Moving forward together

Thursday 11 September 2014

Serving our community

The recent deaths of Work and Income staff in Ashburton and the escalation of threats against staff at other branches since is a reminder of how vulnerable public service workers are. These are genuine people who are trying to help others and do difficult jobs that involve administering policies set down in legislation. Unfortunately, there are those in our communities who are prepared to resort to threats and violence to get their own way. We can rationalise it anyway we like, blaming tough economic times and failures in health and education. But the reality is, there are some people in every community who simply cannot be reasoned with and who are willing to resort to violence to achieve an end.

Unfortunately, intimidation, verbal abuse and violence aren't just directed at Work and Income staff. They are also occupational hazards in local government. Field staff are the most likely to encounter abuse, but front office staff are not far behind. In most cases, the abuse is only verbal but it does occur almost daily. I find it extraordinary that such incidents even occur in our libraries. I know of at least one case where police intervention was needed. As recently as a week ago a member of our field staff was physically assaulted in the course of his duties and I'm told that field staff encounter face-to-face threats of physical violence about once a month on average. The level of verbal abuse through less direct medians such as the telephone is substantially higher. We have protocols in place to deal with abuse and threats but there really is very little we can do to protect against the possibility that somebody will overstep the mark and resort to physical violence at any given moment.

While we intend to review our workplace safety, it is physically and financially impossible to cover off every potential contingency with high numbers of staff in the field and numerous workplaces across the district.
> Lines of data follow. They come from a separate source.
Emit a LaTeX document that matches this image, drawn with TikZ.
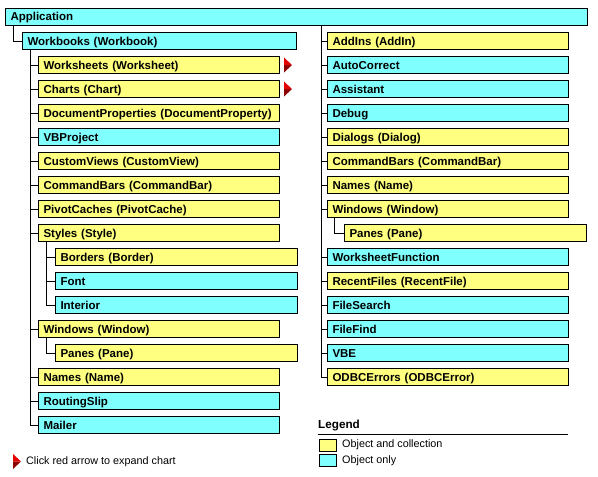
\documentclass[tikz,border=0pt]{standalone}
\usepackage{fontspec}
\newfontfamily\chartfont{Liberation Sans}
\definecolor{collfill}{rgb}{1.000000, 1.000000, 0.500000}
\definecolor{onlyfill}{rgb}{0.500000, 1.000000, 1.000000}
\definecolor{arrowlight}{rgb}{0.900000, 0.000000, 0.000000}
\definecolor{arrowdark}{rgb}{0.560000, 0.000000, 0.000000}
\newlength{\du}
\setlength{\du}{1pt}
\hyphenpenalty=10000
\newcommand{\expandarrow}[1]{%
\fill[arrowlight] #1 ++(0\du,-7.5\du) -- ++(8\du,7.5\du) -- ++(-8\du,0\du) -- cycle;
\fill[arrowdark] #1 -- ++(8\du,0\du) -- ++(-8\du,7.5\du) -- cycle;}
\tikzset{
  objbox/.style={draw=black, line width=1\du, rectangle, anchor=west, minimum height=17\du,
    inner xsep=5\du, inner ysep=0pt, align=left, text width=231\du,
    text height=10\du, text depth=1.8\du,
    font=\chartfont\bfseries\fontsize{11.5}{13}\selectfont},
  collbox/.style={objbox, fill=collfill},
  onlybox/.style={objbox, fill=onlyfill},
  subbox/.style={text width=232\du},
  swatch/.style={draw=black, line width=1\du, anchor=west, minimum width=17\du,
    minimum height=12\du, inner sep=0pt},
  note/.style={anchor=west, inner sep=0pt, font=\chartfont\fontsize{10.8}{13}\selectfont},
  link/.style={draw=black, line width=1\du},
}
\begin{document}
\begin{tikzpicture}
\pgftransformxscale{1.000000}
\pgftransformyscale{-1.000000}
\fill[white] (0\du,0\du) rectangle (598\du,477\du);
\useasboundingbox (0\du,0\du) rectangle (598\du,477\du);
% root
\node[onlybox, text width=572\du] (app) at (5\du,16.5\du){Application};
\node[onlybox, text width=264\du] (wb) at (22\du,41\du){Workbooks (Workbook)};
% left column
\node[collbox] (wsh) at (38\du,65\du){Worksheets (Worksheet)};
\node[collbox] (cht) at (38\du,89\du){Charts (Chart)};
\node[collbox] (docp) at (38\du,113\du){DocumentProperties (DocumentProperty)};
\node[onlybox] (vbp) at (38\du,137\du){VBProject};
\node[collbox] (cview) at (38\du,161\du){CustomViews (CustomView)};
\node[collbox] (lcbar) at (38\du,185\du){CommandBars (CommandBar)};
\node[collbox] (pcache) at (38\du,209\du){PivotCaches (PivotCache)};
\node[collbox] (sty) at (38\du,233\du){Styles (Style)};
\node[collbox, subbox] (brd) at (55\du,257\du){Borders (Border)};
\node[onlybox, subbox] (fnt) at (55\du,281\du){Font};
\node[onlybox, subbox] (intr) at (55\du,305\du){Interior};
\node[collbox] (lwin) at (38\du,329\du){Windows (Window)};
\node[collbox, subbox] (lpane) at (55\du,353\du){Panes (Pane)};
\node[collbox] (lname) at (38\du,377\du){Names (Name)};
\node[onlybox] (rslip) at (38\du,401\du){RoutingSlip};
\node[onlybox] (mail) at (38\du,425\du){Mailer};
% right column
\node[collbox] (addin) at (327\du,41\du){AddIns (AddIn)};
\node[onlybox] (acorr) at (327\du,65\du){AutoCorrect};
\node[onlybox] (asst) at (327\du,89\du){Assistant};
\node[onlybox] (dbg) at (327\du,113\du){Debug};
\node[collbox] (dlg) at (327\du,137\du){Dialogs (Dialog)};
\node[collbox] (rcbar) at (327\du,161\du){CommandBars (CommandBar)};
\node[collbox] (rname) at (327\du,185\du){Names (Name)};
\node[collbox] (rwin) at (327\du,209\du){Windows (Window)};
\node[collbox, subbox] (rpane) at (344\du,233\du){Panes (Pane)};
\node[onlybox] (wsfn) at (327\du,257\du){WorksheetFunction};
\node[collbox] (rfile) at (327\du,281\du){RecentFiles (RecentFile)};
\node[onlybox] (fsearch) at (327\du,305\du){FileSearch};
\node[onlybox] (ffind) at (327\du,329\du){FileFind};
\node[onlybox] (vbe) at (327\du,353\du){VBE};
\node[collbox] (odbc) at (327\du,377\du){ODBCErrors (ODBCError)};
% connectors
\draw[link] ([xshift=8\du]app.south west) |- (wb.west);
\draw[link] ([xshift=8\du]wb.south west) |- (wsh.west);
\draw[link] ([xshift=8\du]wb.south west) |- (cht.west);
\draw[link] ([xshift=8\du]wb.south west) |- (docp.west);
\draw[link] ([xshift=8\du]wb.south west) |- (vbp.west);
\draw[link] ([xshift=8\du]wb.south west) |- (cview.west);
\draw[link] ([xshift=8\du]wb.south west) |- (lcbar.west);
\draw[link] ([xshift=8\du]wb.south west) |- (pcache.west);
\draw[link] ([xshift=8\du]wb.south west) |- (sty.west);
\draw[link] ([xshift=8\du]wb.south west) |- (lwin.west);
\draw[link] ([xshift=8\du]wb.south west) |- (lname.west);
\draw[link] ([xshift=8\du]wb.south west) |- (rslip.west);
\draw[link] ([xshift=8\du]wb.south west) |- (mail.west);
\draw[link] ([xshift=8.5\du]sty.south west) |- (brd.west);
\draw[link] ([xshift=8.5\du]sty.south west) |- (fnt.west);
\draw[link] ([xshift=8.5\du]sty.south west) |- (intr.west);
\draw[link] ([xshift=8.5\du]lwin.south west) |- (lpane.west);
\draw[link] ([xshift=24.5\du]app.south) |- (addin.west);
\draw[link] ([xshift=24.5\du]app.south) |- (acorr.west);
\draw[link] ([xshift=24.5\du]app.south) |- (asst.west);
\draw[link] ([xshift=24.5\du]app.south) |- (dbg.west);
\draw[link] ([xshift=24.5\du]app.south) |- (dlg.west);
\draw[link] ([xshift=24.5\du]app.south) |- (rcbar.west);
\draw[link] ([xshift=24.5\du]app.south) |- (rname.west);
\draw[link] ([xshift=24.5\du]app.south) |- (rwin.west);
\draw[link] ([xshift=24.5\du]app.south) |- (wsfn.west);
\draw[link] ([xshift=24.5\du]app.south) |- (rfile.west);
\draw[link] ([xshift=24.5\du]app.south) |- (fsearch.west);
\draw[link] ([xshift=24.5\du]app.south) |- (ffind.west);
\draw[link] ([xshift=24.5\du]app.south) |- (vbe.west);
\draw[link] ([xshift=24.5\du]app.south) |- (odbc.west);
\draw[link] ([xshift=7\du]rwin.south west) |- (rpane.west);
% expand arrows
\expandarrow{([xshift=4\du]wsh.east)}
\expandarrow{([xshift=4\du]cht.east)}
\node[note] (clicknote) at (26\du,461.5\du){Click red arrow to expand chart};
\expandarrow{([xshift=-13\du]clicknote.west)}
% legend
\node[note, font=\chartfont\bfseries\fontsize{11.7}{13}\selectfont] (leghead) at (318\du,425\du){Legend};
\draw[link] (318\du,434\du) -- (568\du,434\du);
\node[swatch, fill=collfill] (legcoll) at (319\du,445\du){};
\node[swatch, fill=onlyfill] (legonly) at (319\du,460.7\du){};
\node[note] (legcolltext) at (342\du,445\du){Object and collection};
\node[note] (legonlytext) at (342\du,460.7\du){Object only};
\end{tikzpicture}
\end{document}
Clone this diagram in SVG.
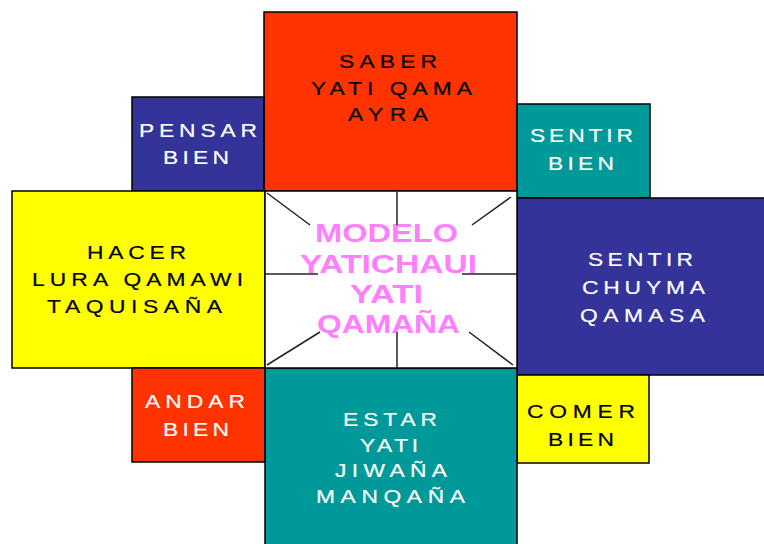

What we can do as a community is to remember the Ashburton tragedy, be aware of the dangers and be prepared to act quickly and call for external assistance should a situation arise in which others are being threatened or may be in danger. Looking out for each other is very important in areas such as the Far North where isolation is an issue.

If you happen to see staff as an easy target for abuse, please think again. As a Council, we will not hesitate to report your behaviour to higher authorities. Employees are entitled to the best possible level of protection and should not have to suffer for perceived injustices or for simply carrying out duties which, at the end of the day, are about serving our community.